EXERCISE INSTRUCTIONS:
Count each line below that has "React" anywhere in it. Answer with the total alone.

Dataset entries
==*==

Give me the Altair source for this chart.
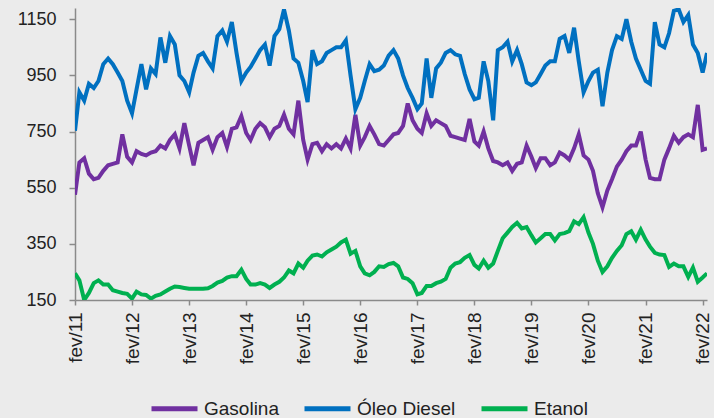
import altair as alt
import pandas as pd

# Monthly series, fev/2011 .. mar/2022
meses = pd.date_range("2011-02-01", periods=134, freq="MS").strftime("%Y-%m-%d").tolist()

gasolina = [
    525, 640, 655, 600, 580, 585, 610, 630, 635, 640, 740, 660,
    640, 680, 670, 665, 675, 680, 700, 690, 720, 740, 690, 780,
    700, 630, 710, 720, 730, 685, 730, 745, 695, 760, 765, 805,
    745, 720, 760, 780, 765, 730, 760, 770, 810, 760, 740, 860,
    720, 650, 705, 710, 680, 705, 690, 705, 690, 725, 690, 810,
    700, 730, 770, 740, 705, 700, 720, 740, 745, 770, 850, 790,
    760, 745, 815, 770, 790, 780, 770, 735, 730, 725, 720, 795,
    715, 700, 750, 690, 645, 640, 630, 640, 610, 635, 640, 700,
    660, 620, 655, 655, 630, 640, 675, 665, 650, 690, 740, 665,
    650, 610, 530, 480, 540, 580, 625, 650, 680, 700, 700, 750,
    650, 585, 580, 580, 650, 690, 735, 710, 730, 740, 730, 845,
    685, 690,
]

diesel = [
    753, 890, 860, 920, 905, 930, 990, 1010, 990, 960, 930, 860,
    815, 900, 990, 900, 975, 955, 1085, 995, 1090, 1060, 950, 930,
    890, 960, 1020, 1030, 1000, 975, 1090, 1110, 1070, 1140, 1030, 930,
    960, 980, 1010, 1040, 1060, 985, 1090, 1115, 1185, 1110, 1010, 995,
    930, 855, 1040, 990, 1000, 1030, 1040, 1050, 1050, 1075, 950, 830,
    870, 930, 990, 965, 970, 985, 1020, 1040, 1010, 950, 905, 870,
    830, 850, 1010, 870, 975, 995, 1030, 1040, 1025, 1020, 955, 900,
    865, 870, 1000, 930, 790, 1040, 1050, 1070, 1000, 1040, 990, 925,
    915, 925, 955, 985, 1000, 1000, 1080, 1090, 1030, 1120, 1000, 890,
    930, 960, 970, 840, 960, 1040, 1090, 1080, 1150, 1070, 1010, 970,
    930, 920, 1140, 1060, 1050, 1100, 1180, 1185, 1140, 1165, 1060, 1030,
    960, 1030,
]

etanol = [
    245, 220, 150, 175, 210, 220, 205, 205, 185, 180, 175, 172,
    155, 180, 170, 168, 155, 165, 170, 180, 190, 198, 196, 193,
    190, 190, 190, 190, 192, 200, 212, 218, 230, 235, 235, 258,
    225, 205, 205, 210, 205, 193, 205, 215, 230, 255, 245, 280,
    265, 290, 308, 312, 305, 320, 330, 340, 355, 365, 315, 325,
    270, 245, 238, 250, 270, 268, 278, 282, 270, 230, 225, 210,
    170, 175, 200, 200, 210, 215, 225, 265, 280, 285, 300, 310,
    275, 262, 290, 265, 280, 325, 370, 390, 410, 425, 405, 410,
    380, 355, 370, 385, 385, 362, 385, 388, 395, 430, 420, 445,
    390, 350, 290, 250, 270, 300, 325, 345, 385, 395, 365, 400,
    365, 340, 318, 312, 310, 268, 280, 270, 270, 232, 265, 215,
    230, 245,
]

series = ["Gasolina", "Óleo Diesel", "Etanol"]
cores = ["#7030A0", "#0070C0", "#00B050"]
y_ticks = [150, 350, 550, 750, 950, 1150]
anos = list(range(2011, 2023))

rows = []
for nome, valores in zip(series, [gasolina, diesel, etanol]):
    for m, v in zip(meses, valores):
        rows.append({"mes": m, "serie": nome, "valor": v})
df = pd.DataFrame(rows)

fonte = "Liberation Sans"
eixo = "#8a8a8a"

x_axis = alt.Axis(
    values=[alt.DateTime(year=a, month=2, date=1, utc=True) for a in anos],
    labelExpr="'fev/' + utcFormat(datum.value, '%y')",
    labelAngle=270,
    labelAlign="right",
    labelBaseline="middle",
    labelFont=fonte,
    labelFontSize=19,
    labelColor="#222222",
    labelPadding=7,
    tickSize=5,
    tickColor=eixo,
    tickWidth=1.5,
    domainColor=eixo,
    domainWidth=1.5,
    grid=False,
    title=None,
)

y_axis = alt.Axis(
    values=y_ticks,
    format="d",
    labelFont=fonte,
    labelFontSize=18,
    labelColor="#222222",
    labelPadding=13,
    tickSize=6,
    tickColor=eixo,
    tickWidth=1.5,
    domainColor=eixo,
    domainWidth=1.5,
    grid=False,
    title=None,
)

legend = alt.Legend(
    orient="none",
    legendX=74,
    legendY=375,
    direction="horizontal",
    title=None,
    symbolType="stroke",
    symbolSize=2116,
    symbolStrokeWidth=5,
    labelFont=fonte,
    labelFontSize=19,
    labelColor="#222222",
    labelOffset=4,
    columnPadding=15,
)

chart = (
    alt.Chart(df)
    .mark_line(strokeWidth=4, clip=True)
    .encode(
        x=alt.X(
            "mes:T",
            scale=alt.Scale(
                type="utc",
                domain=[
                    alt.DateTime(year=2011, month=2, date=1, utc=True),
                    alt.DateTime(year=2022, month=3, date=1, utc=True),
                ],
            ),
            axis=x_axis,
        ),
        y=alt.Y(
            "valor:Q",
            scale=alt.Scale(domain=[150, 1190], nice=False, zero=False),
            axis=y_axis,
        ),
        color=alt.Color(
            "serie:N",
            scale=alt.Scale(domain=series, range=cores),
            legend=legend,
        ),
        order=alt.Order("mes:T"),
    )
    .properties(
        width=632,
        height=292,
        padding={"left": 75, "top": 8, "right": 7, "bottom": 118},
        autosize=alt.AutoSizeParams(type="none"),
        background="#EBEBEB",
    )
    .configure_view(stroke=None)
)

chart.save("out.html", embed_options={"renderer": "svg", "actions": False})
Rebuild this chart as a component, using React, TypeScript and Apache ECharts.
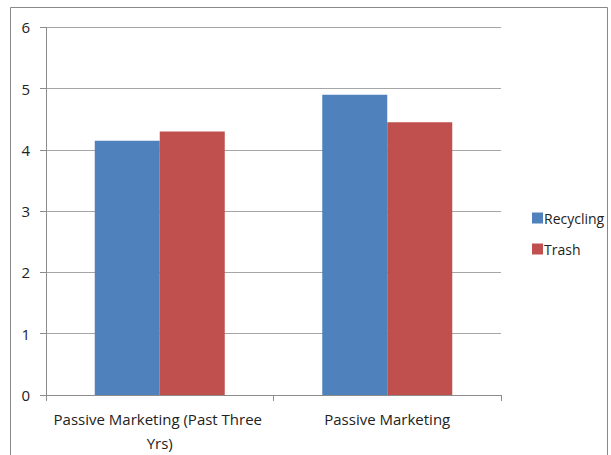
import React, { useEffect, useRef } from "react";
import * as echarts from "echarts";

const categories = ["Passive Marketing (Past Three Yrs)", "Passive Marketing"];
const recycling = [4.15, 4.9];
const trash = [4.3, 4.45];
const seriesNames = ["Recycling", "Trash"];

export default function App() {
  const ref = useRef<HTMLDivElement>(null);
  useEffect(() => {
    if (!ref.current) return;
    const chart = echarts.init(ref.current, null, { renderer: "svg" });
    const font = "'Open Sans', 'Noto Sans', sans-serif";
    chart.setOption({
      animation: false,
      backgroundColor: "#fff",
      textStyle: { fontFamily: font },
      graphic: [
        {
          type: "rect",
          shape: { x: 10.5, y: 7.5, width: 597, height: 470 },
          style: { fill: "none", stroke: "#888", lineWidth: 1 },
          silent: true,
          z: -1,
        },
      ],
      grid: { left: 46, top: 27.3, right: 110, bottom: 60, containLabel: false },
      legend: {
        orient: "vertical",
        left: 527,
        top: 206,
        itemWidth: 11,
        itemHeight: 11,
        itemGap: 17,
        icon: "rect",
        textStyle: { fontSize: 14, color: "#222", fontFamily: font, padding: [0, 0, 0, -4] },
        data: seriesNames,
      },
      xAxis: {
        type: "category",
        data: categories,
        axisLine: { lineStyle: { color: "#8c8c8c" } },
        axisTick: { show: true, length: 6, lineStyle: { color: "#8c8c8c" } },
        axisLabel: {
          interval: 0,
          fontSize: 15,
          color: "#222",
          margin: 12,
          width: 214,
          overflow: "break",
          lineHeight: 24,
          fontFamily: font,
        },
      },
      yAxis: {
        type: "value",
        min: 0,
        max: 6,
        interval: 1,
        axisLine: { show: true, lineStyle: { color: "#8c8c8c" } },
        axisTick: { show: true, length: 6, lineStyle: { color: "#8c8c8c" } },
        splitLine: { lineStyle: { color: "#a6a6a6" } },
        axisLabel: { fontSize: 15, color: "#222", margin: 16, fontFamily: font },
      },
      series: [
        {
          name: seriesNames[0],
          type: "bar",
          data: recycling,
          barWidth: 65,
          barGap: "0%",
          itemStyle: { color: "#4F81BD" },
        },
        {
          name: seriesNames[1],
          type: "bar",
          data: trash,
          barWidth: 65,
          barGap: "0%",
          itemStyle: { color: "#C0504D" },
        },
      ],
    });
    return () => chart.dispose();
  }, []);
  return (
    <div
      ref={ref}
      style={{ position: "fixed", left: 0, top: 0, width: 611, height: 455 }}
    />
  );
}
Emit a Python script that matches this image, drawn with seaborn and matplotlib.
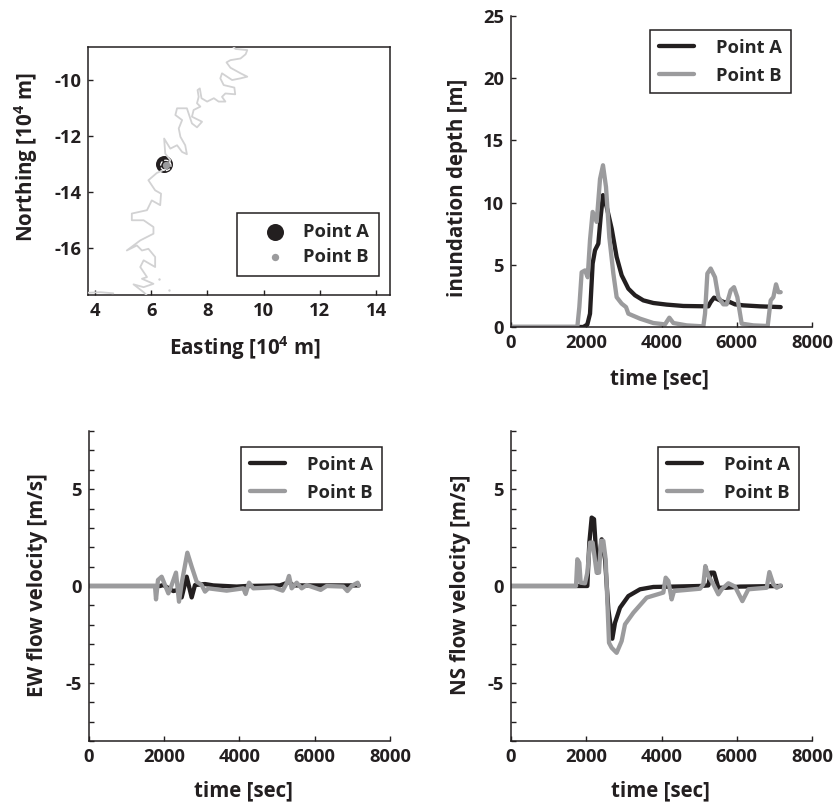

==*==

CORRECT OUTPUT:
2